PROBLEM REQUIREMENTS —
Set down the data below without change, skipping the pictures it holds.

SOURCE DATA —

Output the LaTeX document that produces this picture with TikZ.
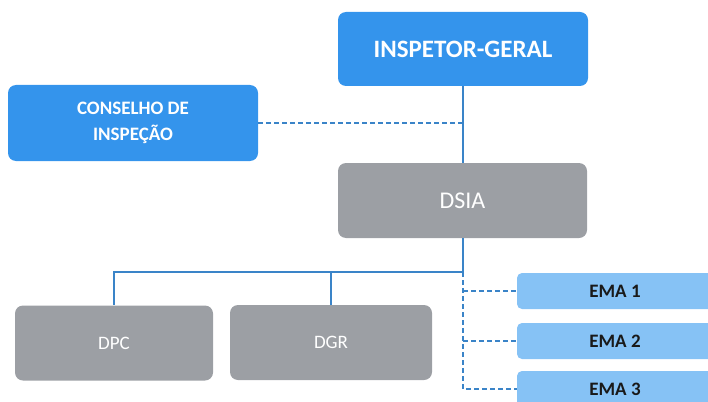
\documentclass[tikz,border=0pt]{standalone}
\usepackage{fontspec}
\setmainfont{Carlito}
\usetikzlibrary{calc}
\usetikzlibrary{positioning}

\definecolor{chefe}{RGB}{52,148,236}
\definecolor{cinza}{RGB}{156,159,164}
\definecolor{claro}{RGB}{134,194,245}
\definecolor{linha}{RGB}{58,132,200}

\begin{document}
\begin{tikzpicture} [x=1pt, y=-1pt,
  caixa/.style={rounded corners=8pt, inner sep=0pt, text=white},
  azul/.style={caixa, fill=chefe, font=\bfseries},
  setor/.style={caixa, fill=cinza, minimum height=75pt},
  ema/.style={caixa, fill=claro, text={black!90}, font=\bfseries\fontsize{19}{22}\selectfont, minimum width=196pt, minimum height=36pt, rounded corners=5pt},
  liga/.style={draw=linha, line width=1.8pt},
  pont/.style={liga, dash pattern=on 5pt off 3pt}]
\useasboundingbox (0,0) rectangle (708,401);

\node[azul, minimum width=250pt, minimum height=74pt, font=\bfseries\fontsize{25}{28}\selectfont] (insp) at (463,49) {INSPETOR-GERAL};
\node[azul, minimum width=250pt, minimum height=76pt, align=center, font=\bfseries\fontsize{19}{26}\selectfont] (cons) at (133,123) {CONSELHO DE\\INSPEÇÃO};
\node[setor, minimum width=249pt, font=\fontsize{24}{28}\selectfont] (dsia) at (462.5,200.5) {DSIA};
\node[setor, minimum width=198pt, font=\fontsize{19}{22}\selectfont] (dpc) at (114,343) {DPC};
\node[setor, minimum width=202pt, font=\fontsize{19}{22}\selectfont] (dgr) at (331,342.5) {DGR};

\foreach \n/\y in {1/291, 2/341, 3/389} \node[ema] (ema\n) at (615,\y) {EMA \n};

\coordinate (hub) at (463,272);

\draw[liga] (insp.south) -- (insp.south |- dsia.north);
\draw[pont] (cons.east) -- (cons.east -| insp.south);
\draw[liga] (dsia.south -| hub) -- (hub) -| (dpc.north);
\draw[liga] (hub -| dgr.north) -- (dgr.north);
\draw[pont] (hub) |- (ema3.west);
\foreach \n in {1, 2} \draw[pont] (hub |- ema\n.west) -- (ema\n.west);

\end{tikzpicture}
\end{document}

ANSWER TO THE PROBLEM —
Output the LaTeX document that produces this picture with TikZ.
\documentclass[tikz,border=0pt]{standalone}
\usepackage{fontspec}
\setmainfont{Carlito}
\usetikzlibrary{calc}
\usetikzlibrary{positioning}

\definecolor{chefe}{RGB}{52,148,236}
\definecolor{cinza}{RGB}{156,159,164}
\definecolor{claro}{RGB}{134,194,245}
\definecolor{linha}{RGB}{58,132,200}

\begin{document}
\begin{tikzpicture} [x=1pt, y=-1pt,
  caixa/.style={rounded corners=8pt, inner sep=0pt, text=white},
  azul/.style={caixa, fill=chefe, font=\bfseries},
  setor/.style={caixa, fill=cinza, minimum height=75pt},
  ema/.style={caixa, fill=claro, text={black!90}, font=\bfseries\fontsize{19}{22}\selectfont, minimum width=196pt, minimum height=36pt, rounded corners=5pt},
  liga/.style={draw=linha, line width=1.8pt},
  pont/.style={liga, dash pattern=on 5pt off 3pt}]
\useasboundingbox (0,0) rectangle (708,401);

\node[azul, minimum width=250pt, minimum height=74pt, font=\bfseries\fontsize{25}{28}\selectfont] (insp) at (463,49) {INSPETOR-GERAL};
\node[azul, minimum width=250pt, minimum height=76pt, align=center, font=\bfseries\fontsize{19}{26}\selectfont] (cons) at (133,123) {CONSELHO DE\\INSPEÇÃO};
\node[setor, minimum width=249pt, font=\fontsize{24}{28}\selectfont] (dsia) at (462.5,200.5) {DSIA};
\node[setor, minimum width=198pt, font=\fontsize{19}{22}\selectfont] (dpc) at (114,343) {DPC};
\node[setor, minimum width=202pt, font=\fontsize{19}{22}\selectfont] (dgr) at (331,342.5) {DGR};

\foreach \n/\y in {1/291, 2/341, 3/389} \node[ema] (ema\n) at (615,\y) {EMA \n};

\coordinate (hub) at (463,272);

\draw[liga] (insp.south) -- (insp.south |- dsia.north);
\draw[pont] (cons.east) -- (cons.east -| insp.south);
\draw[liga] (dsia.south -| hub) -- (hub) -| (dpc.north);
\draw[liga] (hub -| dgr.north) -- (dgr.north);
\draw[pont] (hub) |- (ema3.west);
\foreach \n in {1, 2} \draw[pont] (hub |- ema\n.west) -- (ema\n.west);

\end{tikzpicture}
\end{document}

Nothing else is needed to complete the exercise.